For the duration of the strike, PBUC management called in replacement umpires for the 220 AMLU umpires on strike. These replacements consisted largely of umpires from college baseball and high school baseball. For fear of reprisals, PBUC refused to release the names of the replacements. A number of incidents involving the replacement umpires followed. Some players, coaches, managers and AMLU representatives placed the blame on the replacements.

One of the most publicized mishaps involving the replacements occurred on April 26 during a game in Pawtucket, Rhode Island. After striking out at the plate, a frustrated Delmon Young of the Durham Bulls threw his bat at an umpire in response to what he thought was a bad call. The bat hit the umpire, bringing criticism from Minor League Baseball and earning Young a 50-game suspension. In another incident, Birmingham Barons manager Chris Cron walked out in anger with his team in the eighth inning of a game against the Jacksonville Suns after the benches were vacated three separate times. After being ejected from a game on May 1, Ottawa Lynx manager Dave Trembley declared the replacement umpire’s performance as “the worst officiating [he had] ever seen in 20 years of professional baseball. [It was] an embarrassment to the International League and an embarrassment to [me]." One International League player remarked, "It's definitely not professional baseball the way they're calling balls and strikes. I've been called out twice on balls that bounced in the dirt. Definitely hitters are taking a beating and so are the pitchers. I know guys on our team are throwing pitches sometimes down the middle and (they're) getting called balls. And sometimes they're 10 inches outside and they're called strikes.
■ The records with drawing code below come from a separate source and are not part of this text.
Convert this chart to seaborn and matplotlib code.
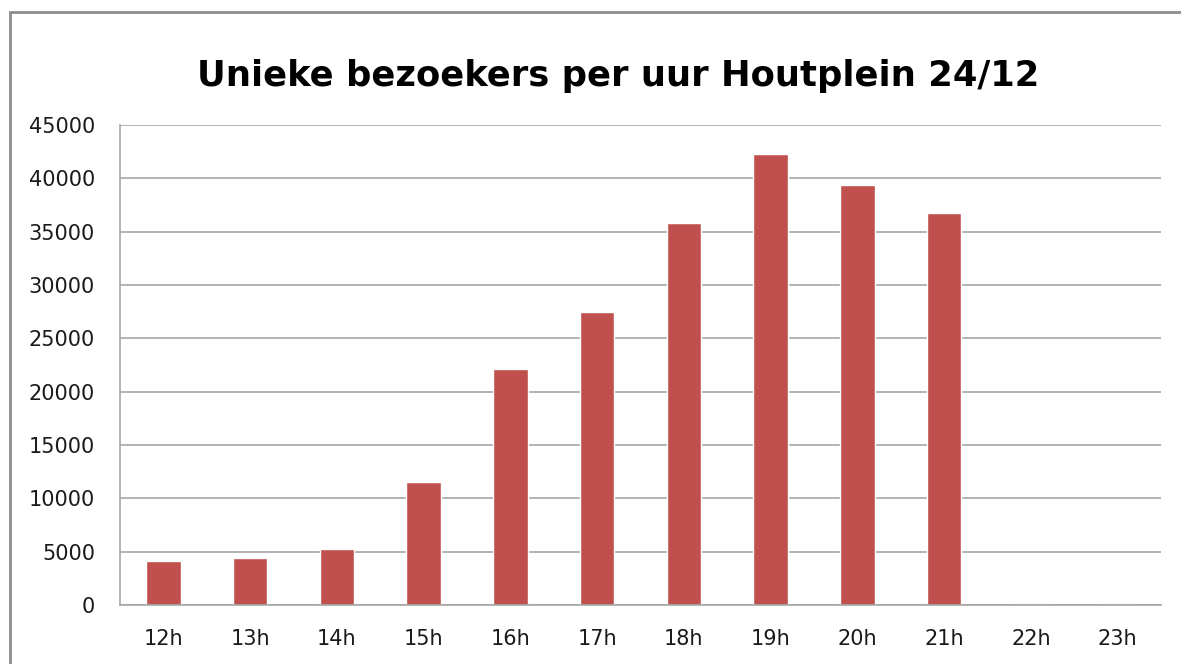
#!/usr/bin/env python3
"""Unique visitors per hour at Houtplein on 24/12, as an Excel-like bar chart."""

import matplotlib.pyplot as plt
import pandas as pd
import seaborn as sns
from matplotlib.patches import Rectangle

HOURS = ["12h", "13h", "14h", "15h", "16h", "17h", "18h", "19h", "20h", "21h", "22h", "23h"]
VISITORS = [4120, 4370, 5220, 11500, 22150, 27480, 35790, 42280, 39410, 36720, 0, 0]

TITLE = "Unieke bezoekers per uur Houtplein 24/12"
BAR_COLOUR = "#C0504D"
GRID_COLOUR = "#A6A6A6"


def main() -> None:
    sns.set_theme(style="white")
    plt.rcParams["font.family"] = ["DejaVu Sans"]

    frame = pd.DataFrame({"hour": HOURS, "visitors": VISITORS})

    fig = plt.figure(figsize=(11.81, 6.64), dpi=100)
    ax = fig.add_axes([120 / 1181, 1 - 605 / 664, 1041 / 1181, 480 / 664])

    sns.barplot(data=frame, x="hour", y="visitors", color=BAR_COLOUR,
                saturation=1, width=0.4, ax=ax)

    ax.set_ylim(0, 45000)
    ax.set_yticks(range(0, 45001, 5000))
    ax.yaxis.grid(True, color=GRID_COLOUR, linewidth=1.2)
    ax.set_axisbelow(True)
    ax.set_xlabel("")
    ax.set_ylabel("")
    for side in ("top", "right"):
        ax.spines[side].set_visible(False)
    for side in ("left", "bottom"):
        ax.spines[side].set_color(GRID_COLOUR)
        ax.spines[side].set_linewidth(1.2)
    ax.tick_params(axis="y", length=0, pad=18, labelsize=15, labelcolor="#1a1a1a")
    ax.tick_params(axis="x", length=0, pad=17, labelsize=15, labelcolor="#1a1a1a")

    fig.text(618 / 1181, 1 - 76 / 664, TITLE, ha="center", va="center",
             fontsize=25.5, fontweight="bold", color="black")

    # chart frame, cut off at the right and bottom like the screenshot
    fig.patches.append(Rectangle((10 / 1181, -0.1), 1.2, 1 - 12 / 664 + 0.1,
                                 transform=fig.transFigure, fill=False,
                                 edgecolor="#8C8C8C", linewidth=2))

    fig.savefig("out.png", dpi=100)


if __name__ == "__main__":
    main()
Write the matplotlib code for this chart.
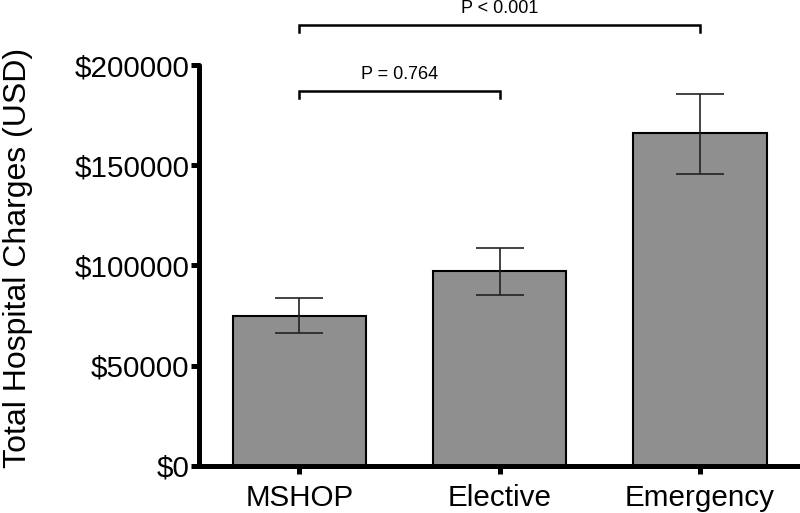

Both AMLU lawyer Robert Weaver and a National League scout criticized the skills of the replacements. Weaver said of the replacement umpires' performances, “It's definitely inconsistent and it's affecting careers. Players' numbers are down. I think the league ERA is an earned run lower than it was last year." Management within PBUC as well as Minor League Baseball remained supportive of the replacement umpires. Both PBUC and Minor League Baseball denied the charges made by players, managers, AMLU and coaches that the replacement umpires were unprofessional, lacking the experience and skills to manage the players and make the proper calls. Pat O'Conner later praised the replacement umpires for their efforts, noting that they had done quite well during the strike and would be used again should an AMLU umpire became injured or sick.

==Agreement==
After a few grueling weeks of the strike, negotiations were finally settled between AMLU and PBUC on May 30. The umpires who had been on strike agreed to resume work by June 12. An earlier contract proposal had been rejected by AMLU by a two-to-one margin. Days later, along with the help of a federal mediator, the two sides were able to devise a new contract. Through the use of collective bargaining and their labor strike, umpires were able to negotiate an increase to their per diem payments by $3, up to a maximum of $40 depending on the league. As for monthly salaries, there was an increase of $100, also a part of the six-year agreement. Minor League Baseball and PBUC were in agreement with the arrangement. Pat O'Conner stated that he was "happy to have reached a deal that will assure labor peace with [the] umpires through the 2011 season."